Does my piece based at St Paul's Cathedral, re-processing and evoking its environs, historic and present, have to be solely there?

I thought that it was good to bring people to a place to resocialise the experience of the digital, but on a hilltop today I understood that it was not artistic but social practice that requires the shift - and artists need to be as flexible as possible to continue capturing the spirit of our time and turning it into lasting art.

Download #Satsymph today. Follow them on twitter for updates about their work. 

And go somewhere amazing to listen to Hermes. You Will enjoy it!

Monday 24 September 2012

Painting the landscape itself. No, I mean really, actually painting it. Oh, and in sound.


If ever you decide to demonstrate your crazy, arcane research, the ideas you dream about and discuss with yourself, sometimes inadvertently aloud - then find you’ve accidentally instigated the biggest, most exciting and terrifying project of your life, don’t call me to complain.

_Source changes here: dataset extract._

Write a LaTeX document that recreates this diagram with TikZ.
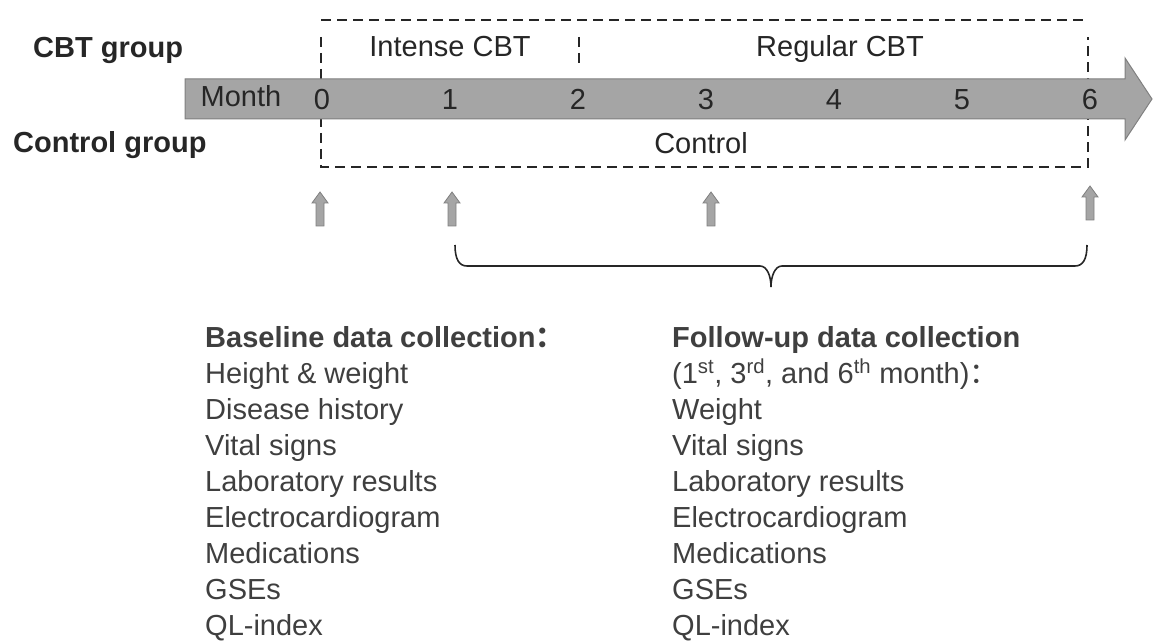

I will only laugh.
I was working on how to motion-track listeners so they can walk inside a piece of music - we’re getting there, with amazing work from composer-programmer Iyad Assaf, it’s called 3D-BARE.
I called music tech guru and composer Julio d’Escrivan for advice.
He put me in touch with Enrique Tomas, whose noTours software uses GPS and does a similar - well, different - thing to what I was working on but with such interesting results and rich possibilities that I was hooked.
noTours lets you edit a place with sounds: overlapped, interlocking, spliced, hovering in the landscape.
When a composition is complete, I now do something additional with it - splitting it into horizontal and vertical fragments, spreading it across a garden or along the Thames, then inviting people to come and listen.
I recorded singers a few months ago, one at a time, then combined them into a ‘virtual’ choir, in a setting of a poem called “Take Me By The Hand” for Southampton’s Musical Alphabet weekend.
There’s now a version spread between the paths and trees, buildings and water of the university campus. Singers and the place, sonically and physically bound together. Blurring and augmenting the heard reality of a place allows us to do strange and interesting things…
So I've been constructing musical compositions embedded in landscape and decided to make more systematic my approach to recording the landscape itself and, more importantly, the people in it.
Six months on, I’m coordinating the Audio Portrait of Southampton - to capture the place, the year, its noises, sounds and music. An immersive sonic montage spread across the green spaces of the city for listeners to walk inside and investigate, like a virtual city built only of sound.
Southampton Music Hub and Art Asia have recently come on board, bringing fantastic, diverse musical talent to the Portrait and I was recently interviewed by Xan Philips on Voice FM.
We’ll be demonstrating on 11th October at the University’s next Creative DigiFest, SXSC2. Come and hear for yourself!